_Your goal_
Pull out every line below that holds the word "matplotlib".
□ □ □ □ □ □ □
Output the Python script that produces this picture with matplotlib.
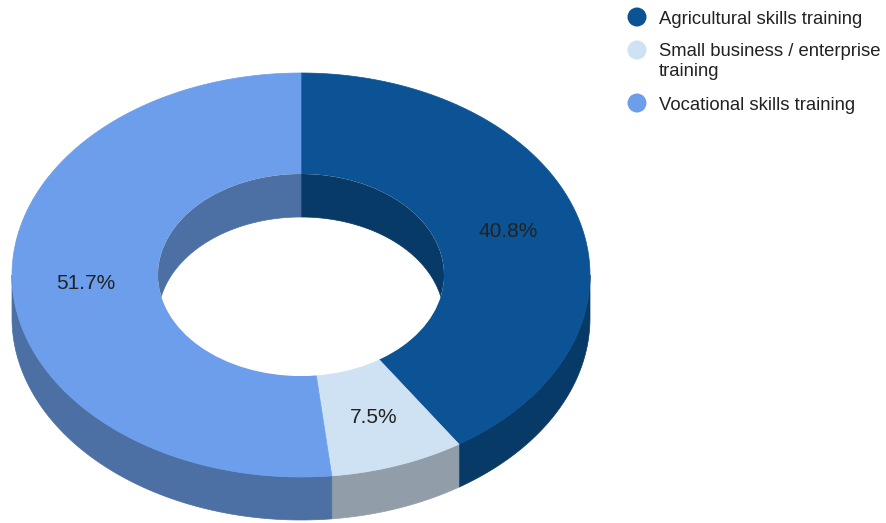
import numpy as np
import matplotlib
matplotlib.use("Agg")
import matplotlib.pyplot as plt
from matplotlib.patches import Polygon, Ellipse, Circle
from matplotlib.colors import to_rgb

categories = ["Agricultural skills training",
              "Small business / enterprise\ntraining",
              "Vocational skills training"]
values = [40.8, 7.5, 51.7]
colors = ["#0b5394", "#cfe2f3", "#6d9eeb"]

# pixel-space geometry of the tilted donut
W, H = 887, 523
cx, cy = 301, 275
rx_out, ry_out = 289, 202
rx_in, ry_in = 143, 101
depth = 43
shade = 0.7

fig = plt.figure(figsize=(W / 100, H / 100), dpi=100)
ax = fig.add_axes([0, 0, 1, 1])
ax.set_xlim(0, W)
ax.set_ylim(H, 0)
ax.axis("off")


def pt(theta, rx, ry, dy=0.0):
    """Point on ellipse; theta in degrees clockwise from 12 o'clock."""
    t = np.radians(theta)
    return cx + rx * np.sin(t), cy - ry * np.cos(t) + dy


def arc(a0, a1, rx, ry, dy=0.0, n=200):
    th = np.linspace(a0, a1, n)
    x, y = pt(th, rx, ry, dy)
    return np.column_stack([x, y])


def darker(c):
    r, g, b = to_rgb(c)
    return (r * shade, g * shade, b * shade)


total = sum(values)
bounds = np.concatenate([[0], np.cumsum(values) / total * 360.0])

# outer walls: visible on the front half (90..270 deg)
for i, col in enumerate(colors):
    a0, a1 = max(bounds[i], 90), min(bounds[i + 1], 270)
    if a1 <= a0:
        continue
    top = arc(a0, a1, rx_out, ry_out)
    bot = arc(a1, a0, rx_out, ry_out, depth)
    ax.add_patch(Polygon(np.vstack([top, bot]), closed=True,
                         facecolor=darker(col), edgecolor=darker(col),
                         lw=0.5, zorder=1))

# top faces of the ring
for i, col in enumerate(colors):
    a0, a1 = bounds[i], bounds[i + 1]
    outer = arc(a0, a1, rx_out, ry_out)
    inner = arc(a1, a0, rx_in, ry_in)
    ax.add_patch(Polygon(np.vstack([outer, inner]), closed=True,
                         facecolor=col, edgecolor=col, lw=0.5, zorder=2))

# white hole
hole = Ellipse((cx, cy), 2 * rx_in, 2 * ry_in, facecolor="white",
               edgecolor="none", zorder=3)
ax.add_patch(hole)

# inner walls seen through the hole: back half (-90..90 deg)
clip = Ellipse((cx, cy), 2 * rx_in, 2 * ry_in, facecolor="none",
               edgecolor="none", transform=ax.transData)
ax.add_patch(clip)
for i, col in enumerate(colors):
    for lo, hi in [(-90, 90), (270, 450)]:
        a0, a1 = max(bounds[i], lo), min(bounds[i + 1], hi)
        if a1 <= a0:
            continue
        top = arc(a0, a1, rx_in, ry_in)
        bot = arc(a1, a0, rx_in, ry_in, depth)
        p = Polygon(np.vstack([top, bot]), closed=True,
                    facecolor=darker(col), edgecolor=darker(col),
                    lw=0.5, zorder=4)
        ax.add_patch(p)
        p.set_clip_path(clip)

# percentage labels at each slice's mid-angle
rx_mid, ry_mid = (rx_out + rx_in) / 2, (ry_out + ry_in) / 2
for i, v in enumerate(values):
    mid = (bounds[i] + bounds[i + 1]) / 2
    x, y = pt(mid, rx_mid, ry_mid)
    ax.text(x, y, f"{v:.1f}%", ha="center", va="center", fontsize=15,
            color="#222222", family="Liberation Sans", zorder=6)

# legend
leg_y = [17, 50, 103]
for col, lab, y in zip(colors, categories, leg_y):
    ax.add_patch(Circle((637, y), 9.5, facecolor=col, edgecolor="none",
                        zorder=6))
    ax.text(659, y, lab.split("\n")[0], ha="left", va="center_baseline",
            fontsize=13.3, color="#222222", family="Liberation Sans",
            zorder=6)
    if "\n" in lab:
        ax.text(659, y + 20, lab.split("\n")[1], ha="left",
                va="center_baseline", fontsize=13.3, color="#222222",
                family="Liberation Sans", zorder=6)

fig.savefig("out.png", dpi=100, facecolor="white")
□ □ □ □ □ □ □
_Answer to this task_
Output the Python script that produces this picture with matplotlib.
import matplotlib
matplotlib.use("Agg")
import matplotlib.pyplot as plt
from matplotlib.patches import Polygon, Ellipse, Circle
from matplotlib.colors import to_rgb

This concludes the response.